Columbine Shakespeare

Why did I never hear that Eric Harris, one of the Columbine school shooters, quoted Shakespeare all over the place? http://www.psychologytoday.com/blog/keeping-kids-safe/200910/shakespeare-and-school-shooters-part-1

The first reference is a quotation from The Tempest: “Good wombs have born bad sons.” Eric wrote this in his school planner on the day marked “Mother’s Day” (he also reportedly recited the line on a video he made about the upcoming attack).

The article in general I think is a little weak, I’m more interested in the Shakespeare connection.  Oh, he has an overachieving brother so you think that maybe he’s referring to himself as the bad son, that maybe he’s got some image issues, feels like he disappointed his mother?  You need a degree to read that into it? Then the article takes a bit of a leap, though, with the second reference:

Eric also made another reference to The Tempest. He complained about people who “criticize anyone who isn’t one your social words, ‘normal’ or ‘civilized’ – see: Tempest and Caliban.”

  What the article does not mention (does anybody know the answer to this?) is whether, being a high school student, Harris had in fact just read The Tempest?  It’s not uncommon – just watch Twitter – for kids in the middle of their literature homework to identify with aspects of the particular story, whatever it may be.  If you tell me he was an overachieving kid in his own right who was never assigned Shakespeare, but who read it of his own accord and made the connections himself, I’ll find it fascinating.  But if he’s quoting The Tempest just because it was on his homework that week, I don’t think it’s that big of a deal any more than if he’d had Cheerios that morning and commented on those.

5 thoughts on “Columbine Shakespeare

  1. Only after the fact, though, Brian. Had he been reading Hamlet and said "The rest is silence", we would have said the same thing and ended up talking about the demons he was trying to silence. Or if he'd read Macbeth and chosen "Something wicked this way comes" there'd be psychologists lined up submitting papers on how he thought he was wicked.

    Reminds me (and this is a horrible thing to say) of the black comedy Heathers, about the girls who killed their friend and then made it look like a suicide by underlining random passages in Moby Dick. Es-ki-mo….

  2. Dr. Langman is arguing that something can be learned about shooters like Harris by what quotations or characters they identify with.

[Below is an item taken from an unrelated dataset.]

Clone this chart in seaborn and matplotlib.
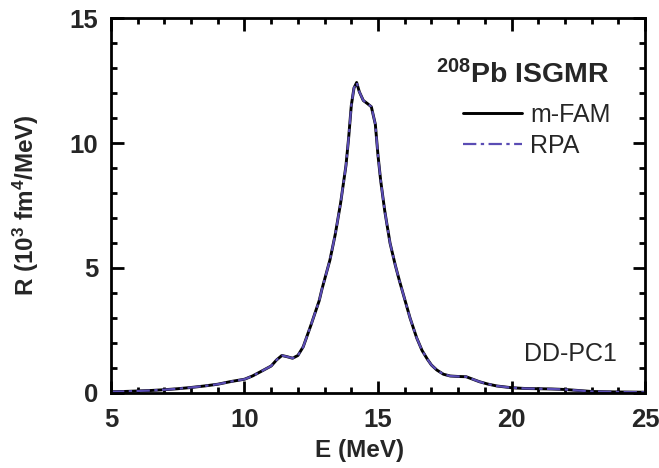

I don't think he's suggesting that there's a link between quoting Shakespeare and becoming a serial killer.

    In addition to your insight, Duane, that student shooters quote Shakespeare because they're assigned to read it & it's on their minds, another possible explanation could be that these shooters have an inflated sense of the magnitude of their own problems. In their twisted minds, only Shakespeare's words are big enough to capture their grief, their isolation, their criminality, etc.

    Just a thought!

  3. American Delight wrote:
    "…the magnitude of their own problems." "…only Shakespeare's words are big enough to capture their grief, their isolation, their criminality, etc."

    –Great observation.
    The only reason I left out the "inflated" and "twisted minds" references is because I think that 1) though it might be true in some cases, in others the sense of their problems might or not be inflated when it comes to feeling pain or hopelessness –and 2) whatever is twisted about what's inside them may be a logical result of the true level of that pain. But I don't categorically disagree with even what I left out.

    And the rest of the quote makes so much sense that it rings clear as a bell. Where else would you go to find a larger than life, yet absolutely truthful way to express something you can't otherwise say, in any other words, but to someone who put such rounded truths of observation into the mouths of Titans? Maybe it means: "I really mean it; and I've said it in the biggest and best way I know how. How can you argue with or not understand that?"
    Also,maybe at that point,a Hamlet or Macbeth or Othello or Prospero, or maybe even Shakespeare himself, is the only one who might commiserate, or possibly understand, or– even care at all.

    I'm not offering excuses for them, or for anything they do; only positing possible causes for what must be insurmountable desperation. But I think it has something to do with why it's always so hard for us to explain the "why?" It's only "real" to them.